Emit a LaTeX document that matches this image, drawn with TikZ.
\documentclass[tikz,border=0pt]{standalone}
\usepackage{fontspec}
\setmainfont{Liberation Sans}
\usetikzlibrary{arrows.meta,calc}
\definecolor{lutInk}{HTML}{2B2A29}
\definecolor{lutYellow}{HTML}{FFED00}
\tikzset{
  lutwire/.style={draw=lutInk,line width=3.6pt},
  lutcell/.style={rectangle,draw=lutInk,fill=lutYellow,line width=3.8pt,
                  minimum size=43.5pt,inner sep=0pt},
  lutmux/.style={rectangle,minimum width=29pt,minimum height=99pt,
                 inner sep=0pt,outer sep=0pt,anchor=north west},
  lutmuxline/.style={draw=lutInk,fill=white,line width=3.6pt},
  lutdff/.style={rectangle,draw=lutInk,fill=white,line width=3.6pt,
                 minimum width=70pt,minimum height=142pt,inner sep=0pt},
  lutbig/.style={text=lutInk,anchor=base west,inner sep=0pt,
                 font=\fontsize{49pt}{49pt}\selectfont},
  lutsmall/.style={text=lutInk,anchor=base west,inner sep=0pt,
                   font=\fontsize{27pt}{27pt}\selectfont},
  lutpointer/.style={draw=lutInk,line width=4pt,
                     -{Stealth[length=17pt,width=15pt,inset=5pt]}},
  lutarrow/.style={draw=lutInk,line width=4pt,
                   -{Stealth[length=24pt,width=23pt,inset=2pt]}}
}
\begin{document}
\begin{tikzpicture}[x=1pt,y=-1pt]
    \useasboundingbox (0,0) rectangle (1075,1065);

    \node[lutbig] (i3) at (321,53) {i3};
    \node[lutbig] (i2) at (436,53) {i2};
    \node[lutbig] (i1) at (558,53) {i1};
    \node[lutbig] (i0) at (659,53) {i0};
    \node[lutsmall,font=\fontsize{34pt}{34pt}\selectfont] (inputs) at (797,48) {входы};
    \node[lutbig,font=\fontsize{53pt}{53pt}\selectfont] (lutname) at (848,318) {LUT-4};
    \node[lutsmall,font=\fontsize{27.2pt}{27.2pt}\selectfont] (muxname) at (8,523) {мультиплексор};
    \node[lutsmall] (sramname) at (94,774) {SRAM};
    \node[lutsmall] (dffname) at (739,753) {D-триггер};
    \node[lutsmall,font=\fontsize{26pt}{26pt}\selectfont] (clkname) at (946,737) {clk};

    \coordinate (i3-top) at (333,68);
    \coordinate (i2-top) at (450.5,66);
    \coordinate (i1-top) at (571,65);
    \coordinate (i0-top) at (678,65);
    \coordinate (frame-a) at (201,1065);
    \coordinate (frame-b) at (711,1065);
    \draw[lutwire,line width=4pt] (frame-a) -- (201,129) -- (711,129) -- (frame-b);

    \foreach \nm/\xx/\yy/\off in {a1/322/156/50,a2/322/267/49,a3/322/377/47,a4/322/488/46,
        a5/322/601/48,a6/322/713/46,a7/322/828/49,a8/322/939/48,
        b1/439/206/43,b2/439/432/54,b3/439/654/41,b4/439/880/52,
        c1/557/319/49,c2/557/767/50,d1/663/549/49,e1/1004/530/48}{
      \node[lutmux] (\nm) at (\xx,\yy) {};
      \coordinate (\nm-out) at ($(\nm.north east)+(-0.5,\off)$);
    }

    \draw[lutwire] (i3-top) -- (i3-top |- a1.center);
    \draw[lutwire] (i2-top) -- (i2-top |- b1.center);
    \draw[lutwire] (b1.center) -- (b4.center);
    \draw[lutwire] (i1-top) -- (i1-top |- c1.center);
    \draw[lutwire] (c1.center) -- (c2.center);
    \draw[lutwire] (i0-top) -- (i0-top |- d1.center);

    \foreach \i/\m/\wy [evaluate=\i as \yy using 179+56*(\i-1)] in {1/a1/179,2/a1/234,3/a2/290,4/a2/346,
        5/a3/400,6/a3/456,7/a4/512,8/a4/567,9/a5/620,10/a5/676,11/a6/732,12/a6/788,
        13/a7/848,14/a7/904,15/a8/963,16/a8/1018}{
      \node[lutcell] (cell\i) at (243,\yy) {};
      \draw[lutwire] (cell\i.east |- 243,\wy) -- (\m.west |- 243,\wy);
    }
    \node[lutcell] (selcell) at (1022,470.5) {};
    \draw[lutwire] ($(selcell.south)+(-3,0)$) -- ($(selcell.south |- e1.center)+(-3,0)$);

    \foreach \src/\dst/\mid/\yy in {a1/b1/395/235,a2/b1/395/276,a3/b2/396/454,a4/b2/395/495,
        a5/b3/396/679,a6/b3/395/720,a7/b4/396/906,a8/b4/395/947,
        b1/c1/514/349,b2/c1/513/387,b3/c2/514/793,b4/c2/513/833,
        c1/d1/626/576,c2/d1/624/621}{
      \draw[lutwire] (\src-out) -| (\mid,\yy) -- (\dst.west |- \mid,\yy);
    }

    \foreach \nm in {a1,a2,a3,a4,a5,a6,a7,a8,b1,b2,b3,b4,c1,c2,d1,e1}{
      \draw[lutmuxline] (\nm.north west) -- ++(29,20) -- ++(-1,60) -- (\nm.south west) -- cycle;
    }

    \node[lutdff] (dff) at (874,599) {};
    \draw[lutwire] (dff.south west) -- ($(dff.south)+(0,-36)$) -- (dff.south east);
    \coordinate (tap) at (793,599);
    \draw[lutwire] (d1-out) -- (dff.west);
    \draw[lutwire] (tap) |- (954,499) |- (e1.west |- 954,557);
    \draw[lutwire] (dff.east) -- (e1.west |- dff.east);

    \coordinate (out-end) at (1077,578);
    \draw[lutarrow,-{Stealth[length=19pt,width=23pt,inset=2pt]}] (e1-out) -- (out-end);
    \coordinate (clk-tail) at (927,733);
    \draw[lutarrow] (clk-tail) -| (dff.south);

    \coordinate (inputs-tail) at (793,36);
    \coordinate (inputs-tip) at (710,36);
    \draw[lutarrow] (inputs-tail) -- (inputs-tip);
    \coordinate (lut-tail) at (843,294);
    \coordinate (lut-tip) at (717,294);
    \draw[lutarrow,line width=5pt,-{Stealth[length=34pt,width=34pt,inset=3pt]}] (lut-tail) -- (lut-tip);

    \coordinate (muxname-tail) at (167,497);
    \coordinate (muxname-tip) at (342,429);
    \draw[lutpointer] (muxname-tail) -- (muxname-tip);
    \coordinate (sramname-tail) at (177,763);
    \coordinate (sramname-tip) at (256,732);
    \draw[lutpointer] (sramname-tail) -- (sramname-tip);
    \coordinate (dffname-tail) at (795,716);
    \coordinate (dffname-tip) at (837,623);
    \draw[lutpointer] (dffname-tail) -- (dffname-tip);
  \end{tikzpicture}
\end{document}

* * * * * * * * *

## What is being asked
Retype all of the material above with every character intact.

## Response to the task
Emit a LaTeX document that matches this image, drawn with TikZ.
\documentclass[tikz,border=0pt]{standalone}
\usepackage{fontspec}
\setmainfont{Liberation Sans}
\usetikzlibrary{arrows.meta,calc}
\definecolor{lutInk}{HTML}{2B2A29}
\definecolor{lutYellow}{HTML}{FFED00}
\tikzset{
  lutwire/.style={draw=lutInk,line width=3.6pt},
  lutcell/.style={rectangle,draw=lutInk,fill=lutYellow,line width=3.8pt,
                  minimum size=43.5pt,inner sep=0pt},
  lutmux/.style={rectangle,minimum width=29pt,minimum height=99pt,
                 inner sep=0pt,outer sep=0pt,anchor=north west},
  lutmuxline/.style={draw=lutInk,fill=white,line width=3.6pt},
  lutdff/.style={rectangle,draw=lutInk,fill=white,line width=3.6pt,
                 minimum width=70pt,minimum height=142pt,inner sep=0pt},
  lutbig/.style={text=lutInk,anchor=base west,inner sep=0pt,
                 font=\fontsize{49pt}{49pt}\selectfont},
  lutsmall/.style={text=lutInk,anchor=base west,inner sep=0pt,
                   font=\fontsize{27pt}{27pt}\selectfont},
  lutpointer/.style={draw=lutInk,line width=4pt,
                     -{Stealth[length=17pt,width=15pt,inset=5pt]}},
  lutarrow/.style={draw=lutInk,line width=4pt,
                   -{Stealth[length=24pt,width=23pt,inset=2pt]}}
}
\begin{document}
\begin{tikzpicture}[x=1pt,y=-1pt]
    \useasboundingbox (0,0) rectangle (1075,1065);

    \node[lutbig] (i3) at (321,53) {i3};
    \node[lutbig] (i2) at (436,53) {i2};
    \node[lutbig] (i1) at (558,53) {i1};
    \node[lutbig] (i0) at (659,53) {i0};
    \node[lutsmall,font=\fontsize{34pt}{34pt}\selectfont] (inputs) at (797,48) {входы};
    \node[lutbig,font=\fontsize{53pt}{53pt}\selectfont] (lutname) at (848,318) {LUT-4};
    \node[lutsmall,font=\fontsize{27.2pt}{27.2pt}\selectfont] (muxname) at (8,523) {мультиплексор};
    \node[lutsmall] (sramname) at (94,774) {SRAM};
    \node[lutsmall] (dffname) at (739,753) {D-триггер};
    \node[lutsmall,font=\fontsize{26pt}{26pt}\selectfont] (clkname) at (946,737) {clk};

    \coordinate (i3-top) at (333,68);
    \coordinate (i2-top) at (450.5,66);
    \coordinate (i1-top) at (571,65);
    \coordinate (i0-top) at (678,65);
    \coordinate (frame-a) at (201,1065);
    \coordinate (frame-b) at (711,1065);
    \draw[lutwire,line width=4pt] (frame-a) -- (201,129) -- (711,129) -- (frame-b);

    \foreach \nm/\xx/\yy/\off in {a1/322/156/50,a2/322/267/49,a3/322/377/47,a4/322/488/46,
        a5/322/601/48,a6/322/713/46,a7/322/828/49,a8/322/939/48,
        b1/439/206/43,b2/439/432/54,b3/439/654/41,b4/439/880/52,
        c1/557/319/49,c2/557/767/50,d1/663/549/49,e1/1004/530/48}{
      \node[lutmux] (\nm) at (\xx,\yy) {};
      \coordinate (\nm-out) at ($(\nm.north east)+(-0.5,\off)$);
    }

    \draw[lutwire] (i3-top) -- (i3-top |- a1.center);
    \draw[lutwire] (i2-top) -- (i2-top |- b1.center);
    \draw[lutwire] (b1.center) -- (b4.center);
    \draw[lutwire] (i1-top) -- (i1-top |- c1.center);
    \draw[lutwire] (c1.center) -- (c2.center);
    \draw[lutwire] (i0-top) -- (i0-top |- d1.center);

    \foreach \i/\m/\wy [evaluate=\i as \yy using 179+56*(\i-1)] in {1/a1/179,2/a1/234,3/a2/290,4/a2/346,
        5/a3/400,6/a3/456,7/a4/512,8/a4/567,9/a5/620,10/a5/676,11/a6/732,12/a6/788,
        13/a7/848,14/a7/904,15/a8/963,16/a8/1018}{
      \node[lutcell] (cell\i) at (243,\yy) {};
      \draw[lutwire] (cell\i.east |- 243,\wy) -- (\m.west |- 243,\wy);
    }
    \node[lutcell] (selcell) at (1022,470.5) {};
    \draw[lutwire] ($(selcell.south)+(-3,0)$) -- ($(selcell.south |- e1.center)+(-3,0)$);

    \foreach \src/\dst/\mid/\yy in {a1/b1/395/235,a2/b1/395/276,a3/b2/396/454,a4/b2/395/495,
        a5/b3/396/679,a6/b3/395/720,a7/b4/396/906,a8/b4/395/947,
        b1/c1/514/349,b2/c1/513/387,b3/c2/514/793,b4/c2/513/833,
        c1/d1/626/576,c2/d1/624/621}{
      \draw[lutwire] (\src-out) -| (\mid,\yy) -- (\dst.west |- \mid,\yy);
    }

    \foreach \nm in {a1,a2,a3,a4,a5,a6,a7,a8,b1,b2,b3,b4,c1,c2,d1,e1}{
      \draw[lutmuxline] (\nm.north west) -- ++(29,20) -- ++(-1,60) -- (\nm.south west) -- cycle;
    }

    \node[lutdff] (dff) at (874,599) {};
    \draw[lutwire] (dff.south west) -- ($(dff.south)+(0,-36)$) -- (dff.south east);
    \coordinate (tap) at (793,599);
    \draw[lutwire] (d1-out) -- (dff.west);
    \draw[lutwire] (tap) |- (954,499) |- (e1.west |- 954,557);
    \draw[lutwire] (dff.east) -- (e1.west |- dff.east);

    \coordinate (out-end) at (1077,578);
    \draw[lutarrow,-{Stealth[length=19pt,width=23pt,inset=2pt]}] (e1-out) -- (out-end);
    \coordinate (clk-tail) at (927,733);
    \draw[lutarrow] (clk-tail) -| (dff.south);

    \coordinate (inputs-tail) at (793,36);
    \coordinate (inputs-tip) at (710,36);
    \draw[lutarrow] (inputs-tail) -- (inputs-tip);
    \coordinate (lut-tail) at (843,294);
    \coordinate (lut-tip) at (717,294);
    \draw[lutarrow,line width=5pt,-{Stealth[length=34pt,width=34pt,inset=3pt]}] (lut-tail) -- (lut-tip);

    \coordinate (muxname-tail) at (167,497);
    \coordinate (muxname-tip) at (342,429);
    \draw[lutpointer] (muxname-tail) -- (muxname-tip);
    \coordinate (sramname-tail) at (177,763);
    \coordinate (sramname-tip) at (256,732);
    \draw[lutpointer] (sramname-tail) -- (sramname-tip);
    \coordinate (dffname-tail) at (795,716);
    \coordinate (dffname-tip) at (837,623);
    \draw[lutpointer] (dffname-tail) -- (dffname-tip);
  \end{tikzpicture}
\end{document}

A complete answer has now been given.